** Start **

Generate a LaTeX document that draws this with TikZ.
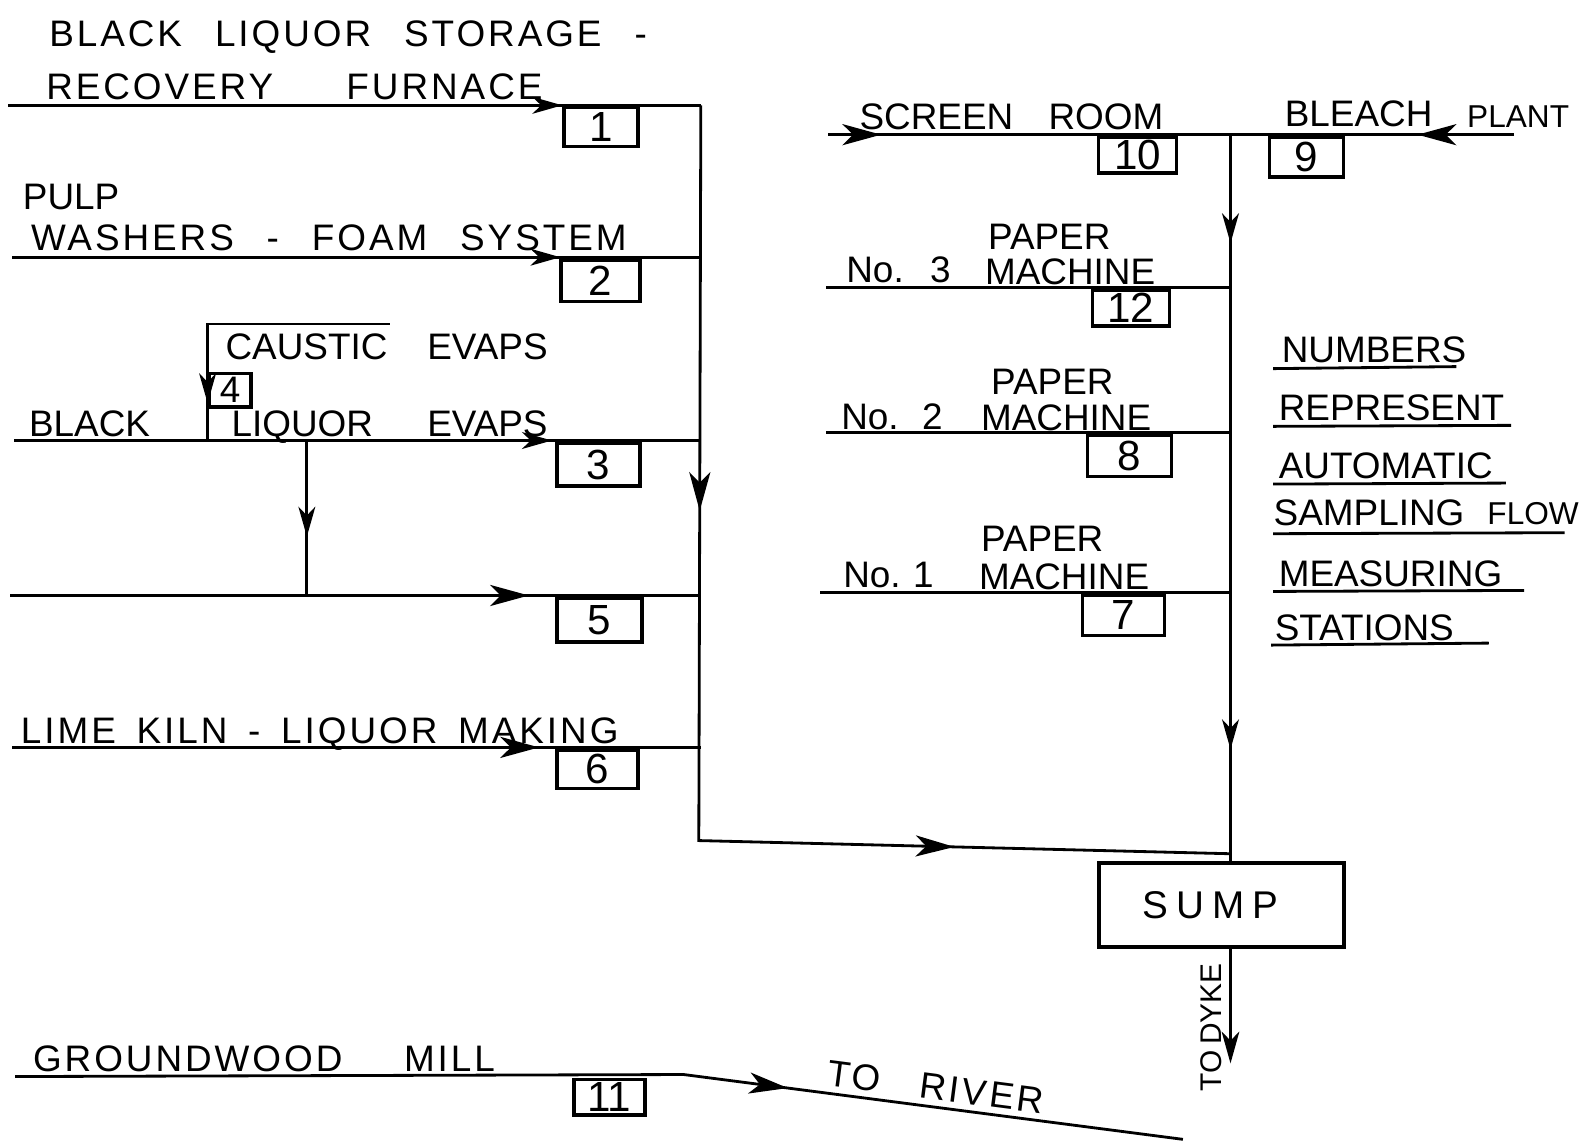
\documentclass[tikz,border=0pt]{standalone}
\usepackage{fontspec}
\setmainfont{Liberation Sans}
\usetikzlibrary{arrows.meta,decorations.markings}
\newlength\pxu
\setlength\pxu{0.010128cm}
\newcommand\wide{\addfontfeature{LetterSpace=8}}
\tikzset{
  flow/.style={line width=0.8pt},
  numbox/.style 2 args={draw, line width=1pt, anchor=north west, inner sep=0pt,
    minimum width=#1*\pxu, minimum height=#2*\pxu, font=\fontsize{12}{12}\selectfont},
  lbl/.style={anchor=base west, inner sep=0pt, font=\fontsize{10.5}{12}\selectfont},
  slbl/.style={anchor=base west, inner sep=0pt, font=\fontsize{9}{10}\selectfont},
  uline/.style={line width=0.8pt},
  ma/.style={postaction={decorate,decoration={markings,mark=at position #1 with {\arrow{Stealth[length=8.5pt,width=4.8pt,inset=2.5pt]}}}}},
  MA/.style={postaction={decorate,decoration={markings,mark=at position #1 with {\arrow{Stealth[length=11pt,width=6pt,inset=3pt]}}}}},
}
\begin{document}
\begin{tikzpicture}[x=0.010128cm, y=-0.010128cm]
\useasboundingbox (0,0) rectangle (1568,1131);

% ---------- coordinates ----------
\coordinate (a1) at (8,104);   \coordinate (j1) at (692,104);
\coordinate (a2) at (12,254);  \coordinate (j2) at (692,254);
\coordinate (a3) at (14,435);  \coordinate (j3) at (692,435);
\coordinate (a5) at (10,588);  \coordinate (j5) at (692,588);
\coordinate (a6) at (12,738);  \coordinate (j6) at (692,738);
\coordinate (c0) at (385,320); \coordinate (c1) at (205,320); \coordinate (c2) at (205,435);
\coordinate (v0) at (303,435); \coordinate (v1) at (303,588);
\coordinate (lb) at (690,830); \coordinate (rb) at (1215,843);
\coordinate (rt) at (1215,133); \coordinate (rs) at (1215,852);
\coordinate (sr) at (818,133); \coordinate (bp) at (1495,133);
\coordinate (m3a) at (816,284); \coordinate (m3b) at (1215,284);
\coordinate (m2a) at (816,427); \coordinate (m2b) at (1215,427);
\coordinate (m1a) at (810,585); \coordinate (m1b) at (1215,585);
\coordinate (g0) at (15,1063); \coordinate (g1) at (675,1061); \coordinate (g2) at (1168,1125);
\coordinate (dyke) at (1215,1050);

% ---------- sampling boxes ----------
\node (b1)  [numbox={73}{39}] at (555,104) {1};
\node (b2)  [numbox={78}{41}] at (552,255) {2};
\node (b3)  [numbox={82}{42}] at (548,436) {3};
\node (b4)  [numbox={41}{33}, font=\fontsize{10.5}{10.5}\selectfont] at (205,367) {4};
\node (b5)  [numbox={84}{43}] at (548,589) {5};
\node (b6)  [numbox={80}{38}] at (548,739) {6};
\node (b7)  [numbox={81}{40}] at (1067,586) {7};
\node (b8)  [numbox={83}{41}] at (1072,428) {8};
\node (b9)  [numbox={73}{39}] at (1252,134) {9};
\node (b10) [numbox={77}{35}] at (1083,134) {10};
\node (b11) [numbox={70}{35}] at (565,1064) {11};
\node (b12) [numbox={76}{35}] at (1077,285) {12};

% ---------- sump ----------
\node (sump) [draw, line width=1pt, minimum width=242*\pxu, minimum height=83*\pxu,
  font=\fontsize{11}{12}\selectfont] at (1206,893.5)
  {\hspace*{-22\pxu}\makebox[134\pxu][s]{S\hfill U\hfill M\hfill P}};

% ---------- flow lines ----------
\draw[flow, ma=0.80] (a1) -- (j1);
\draw[flow, ma=0.796] (a2) -- (j2);
\draw[flow, ma=0.783] (a3) -- (j3);
\draw[flow, MA=0.751] (a5) -- (j5);
\draw[flow, MA=0.765] (a6) -- (j6);
\draw[flow, ma=0.875] (c0) -- (c1) -- (c2);
\draw[flow, ma=0.62] (v0) -- (v1);
\draw[flow, MA=0.32, MA=0.782] (j1) -- (lb) -- (rb);
\draw[flow, ma=0.149, ma=0.844] (rt) -- (rs);
\draw[flow, MA=0.131] (sr) -- (rt);
\draw[flow, MA=0.34] (bp) -- (rt);
\draw[flow] (m3a) -- (m3b);
\draw[flow] (m2a) -- (m2b);
\draw[flow] (m1a) -- (m1b);
\draw[flow, -{Stealth[length=9pt,width=5pt,inset=2.5pt]}] (sump.south -| rs) -- (dyke);
\draw[flow, MA=0.66] (g0) -- (g1) -- (g2);

% ---------- labels ----------
\node (t1) [lbl] at (48,46) {\wide\makebox[590\pxu][s]{BLACK LIQUOR STORAGE -}};
\node (t2) [lbl] at (45,98) {\wide\makebox[490\pxu][s]{RECOVERY FURNACE}};
\node (t3) [lbl] at (22,207) {PULP};
\node (t4) [lbl] at (30,247) {\wide\makebox[588\pxu][s]{WASHERS - FOAM SYSTEM}};
\node (t5) [lbl] at (222,355) {\makebox[318\pxu][s]{CAUSTIC EVAPS}};
\node (t6) [lbl] at (28,431) {BLACK};
\node (t7) [lbl] at (228,431) {\makebox[312\pxu][s]{LIQUOR EVAPS}};
\node (t8) [lbl] at (20,734) {\wide\makebox[590\pxu][s]{LIME KILN - LIQUOR MAKING}};
\node (t9) [lbl] at (32,1058) {\wide\makebox[456\pxu][s]{GROUNDWOOD MILL}};
\node (t10) [lbl] at (848,128) {\makebox[300\pxu][s]{SCREEN ROOM}};
\node (t11) [lbl] at (1268,125) {BLEACH};
\node (t12) [slbl] at (1448,126) {PLANT};
\node (p3) [lbl] at (975,246) {PAPER};
\node (n3) [lbl] at (835,279) {\makebox[103\pxu][s]{No. 3}};
\node (q3) [lbl] at (972,281) {MACHINE};
\node (p2) [lbl] at (978,390) {PAPER};
\node (n2) [lbl] at (830,424) {\makebox[100\pxu][s]{No. 2}};
\node (q2) [lbl] at (968,425) {MACHINE};
\node (p1) [lbl] at (968,545) {PAPER};
\node (n1) [lbl] at (832,580) {\makebox[88\pxu][s]{No. 1}};
\node (q1) [lbl] at (966,582) {MACHINE};
\node (river) [lbl, rotate=-7.4] at (815,1072) {\wide\makebox[215\pxu][s]{TO RIVER}};
\node (tdyke) [inner sep=0pt, rotate=90, font=\fontsize{8.5}{9}\selectfont] at (1196,1016)
  {\makebox[123\pxu][s]{TO DYKE}};

% ---------- legend ----------
\node (k1) [lbl] at (1265,358) {NUMBERS};
\node (k2) [lbl] at (1262,415) {REPRESENT};
\node (k3) [lbl] at (1262,472) {AUTOMATIC};
\node (k4) [lbl] at (1257,519) {SAMPLING};
\node (k4b) [slbl] at (1468,518) {FLOW};
\node (k5) [lbl] at (1262,579) {MEASURING};
\node (k6) [lbl] at (1258,632) {STATIONS};
\draw[uline] (1257,364) -- (1438,362);
\draw[uline] (1257,421) -- (1492,420);
\draw[uline] (1257,478) -- (1487,477);
\draw[uline] (1257,527) -- (1545,526);
\draw[uline] (1257,584) -- (1505,583);
\draw[uline] (1255,637) -- (1470,635);
\end{tikzpicture}
\end{document}
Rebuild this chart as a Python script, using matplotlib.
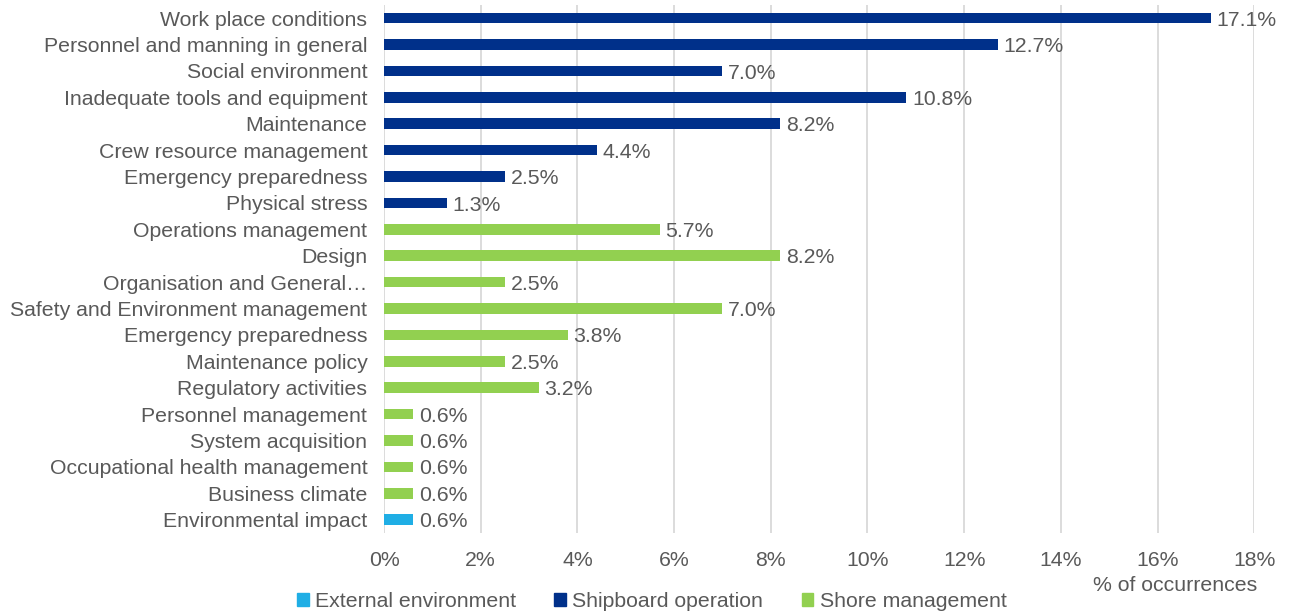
import matplotlib.pyplot as plt
from matplotlib.patches import Patch

plt.rcParams['font.family'] = ['Liberation Sans', 'DejaVu Sans']

# categories listed from top to bottom
categories = ['Work place conditions', 'Personnel and manning in general', 'Social environment',
              'Inadequate tools and equipment', 'Maintenance', 'Crew resource management',
              'Emergency preparedness', 'Physical stress', 'Operations management', 'Design',
              'Organisation and General\u2026', 'Safety and Environment management',
              'Emergency preparedness', 'Maintenance policy', 'Regulatory activities',
              'Personnel management', 'System acquisition', 'Occupational health management',
              'Business climate', 'Environmental impact']
values = [17.1, 12.7, 7.0, 10.8, 8.2, 4.4, 2.5, 1.3, 5.7, 8.2,
          2.5, 7.0, 3.8, 2.5, 3.2, 0.6, 0.6, 0.6, 0.6, 0.6]
groups = ['Shipboard operation'] * 8 + ['Shore management'] * 11 + ['External environment']

group_names = ['External environment', 'Shipboard operation', 'Shore management']
group_colors = {'External environment': '#1FAEE5',
                'Shipboard operation': '#00308A',
                'Shore management': '#92D050'}
text_color = '#595959'
fs = 15.3

fig = plt.figure(figsize=(12.93, 6.16), dpi=100)
ax = fig.add_axes([0.297, 0.135, 0.673, 0.857])

y = list(range(len(categories)))
colors = [group_colors[g] for g in groups]
ax.barh(y, values, height=0.4, color=colors, zorder=3)
for yi, v in zip(y, values):
    ax.text(v + 0.12, yi + 0.08, f'{v:.1f}%', va='center', ha='left', fontsize=fs,
            color=text_color, zorder=4)

ax.set_ylim(len(categories) - 0.5, -0.5)
ax.set_yticks(y)
ax.set_yticklabels(categories, fontsize=fs, color=text_color)
ax.set_xlim(0, 18)
ax.set_xticks(range(0, 19, 2))
ax.set_xticklabels([f'{t}%' for t in range(0, 19, 2)], fontsize=fs, color=text_color)
ax.tick_params(axis='y', length=0, pad=12)
ax.tick_params(axis='x', length=0, pad=13)
ax.grid(axis='x', color='#D9D9D9', linewidth=1.3, zorder=0)
for s in ax.spines.values():
    s.set_visible(False)

fig.text(0.909, 0.05, '% of occurrences', ha='center', va='center',
         fontsize=fs, color=text_color)

handles = [Patch(color=group_colors[g]) for g in group_names]
fig.legend(handles, group_names, loc='center', bbox_to_anchor=(0.504, 0.024), ncol=3,
           frameon=False, fontsize=fs, handlelength=0.55, handleheight=0.55,
           handletextpad=0.3, columnspacing=1.8, labelcolor=text_color)

fig.savefig('out.png', dpi=100)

** End **

Restate each line from the start of the listing through the line bearing "(0,0) rectangle (1568,1131);" word for word. Drop the pictures.

- _Written reply_:
Generate a LaTeX document that draws this with TikZ.
\documentclass[tikz,border=0pt]{standalone}
\usepackage{fontspec}
\setmainfont{Liberation Sans}
\usetikzlibrary{arrows.meta,decorations.markings}
\newlength\pxu
\setlength\pxu{0.010128cm}
\newcommand\wide{\addfontfeature{LetterSpace=8}}
\tikzset{
  flow/.style={line width=0.8pt},
  numbox/.style 2 args={draw, line width=1pt, anchor=north west, inner sep=0pt,
    minimum width=#1*\pxu, minimum height=#2*\pxu, font=\fontsize{12}{12}\selectfont},
  lbl/.style={anchor=base west, inner sep=0pt, font=\fontsize{10.5}{12}\selectfont},
  slbl/.style={anchor=base west, inner sep=0pt, font=\fontsize{9}{10}\selectfont},
  uline/.style={line width=0.8pt},
  ma/.style={postaction={decorate,decoration={markings,mark=at position #1 with {\arrow{Stealth[length=8.5pt,width=4.8pt,inset=2.5pt]}}}}},
  MA/.style={postaction={decorate,decoration={markings,mark=at position #1 with {\arrow{Stealth[length=11pt,width=6pt,inset=3pt]}}}}},
}
\begin{document}
\begin{tikzpicture}[x=0.010128cm, y=-0.010128cm]
\useasboundingbox (0,0) rectangle (1568,1131);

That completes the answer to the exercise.